Sramana Mitra: You said that until 2013, things were really cash-strapped but it sounds like you were picking up customers and that you were getting validation for your thesis at some level.
Brandon Levey: Correct. By the fall of 2011, we had about 60 customers. I think our total revenue was $500 a month. That was also when we started learning about venture capital.
August 2010 was when we did our first pitch. It was with Ann Miura-Ko, a partner at Floodgate. She’s a phenomenal woman. At that time, I think she was 8 months pregnant with her third child and she was taking this meeting as a favor. We got to the third slide on the deck. She cut me off and said, “No business has ever been able to penetrate the small SMB market. Give me an example of one that has.” I gave her of one that I thought was good. She said, “I wouldn’t exactly call that a big win.”
Sramana Mitra: Intuit is a big win.
Brandon Levey: I referenced PayCycle.
Sramana Mitra: PayCycle is a big win too. I know PayCycle very well.
Brandon Levey: It wasn’t a big win for her. I understand why she said it at that time. We learned a lot about our business over the next several months. It was actually an important moment in November 2011 when we met a man named Alex Bard. He was the co-founder and CEO of Assistly. He’s now the CEO at Campaign Monitor. It was at that time that we were having a conversation. He hypothesised, “If I bought your business for $5 million, would you sell it?” I said, “No.” He said, “What if it was $10 million?” I said, “I don’t know.” He said, “What do you mean you don’t know? Why would any investor want to believe that you’re building this billion dollar business when you don’t even believe it yourself?”
Less than a month after that, we had an acquisition offer from a much bigger company for much less than $10 million. We were raising capital at that time. We met Christiaan Vorkink at True Ventures in December of 2011. We closed our financing in 2012.
Sramana Mitra: How did you convince them? It sounds like market size and penetration were all question marks.
Brandon Levey: That’s a really good question. It’d be better to ask them, to be honest. I’m not entirely sure. We were just really excited. Michelle loves it. Jake loves it. We’re just all really passionate. We built a seemingly beautiful product at that time. It’s nothing compared to what we have today but at that time, it seemed great. We built a lot of other functionalities like dashboards and reports. Honestly, I think it was just because we were passionate about it and we were really customer-focused. They looked for that. As long as they have a general belief in the product, I think that’s enough.
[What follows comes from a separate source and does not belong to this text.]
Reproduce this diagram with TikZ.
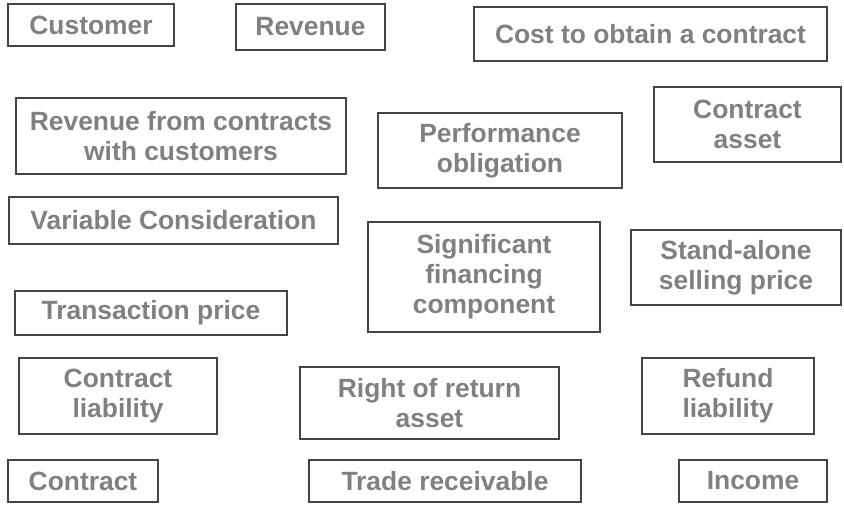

Sramana Mitra: You closed your first round in 2013?
Brandon Levey: 2012.
Sramana Mitra: What were the next major milestones?
Brandon Levey: Over the next 10 months, we hired and fired a couple of people. At the end of 2012, we had five people in the company. We had an intern who was working with us. Robert and Bridge were some of our first employees. Robert was an engineer and Bridge was very analytical. We tried different pricing models. We did integration with Shopify and Bigcommerce. We were just really trying to figure it out. We had reached a maximum of $4,000 a month in revenue and then that went down to less than $1000 a month because we released a freemium pricing model. That takes us to January 2013.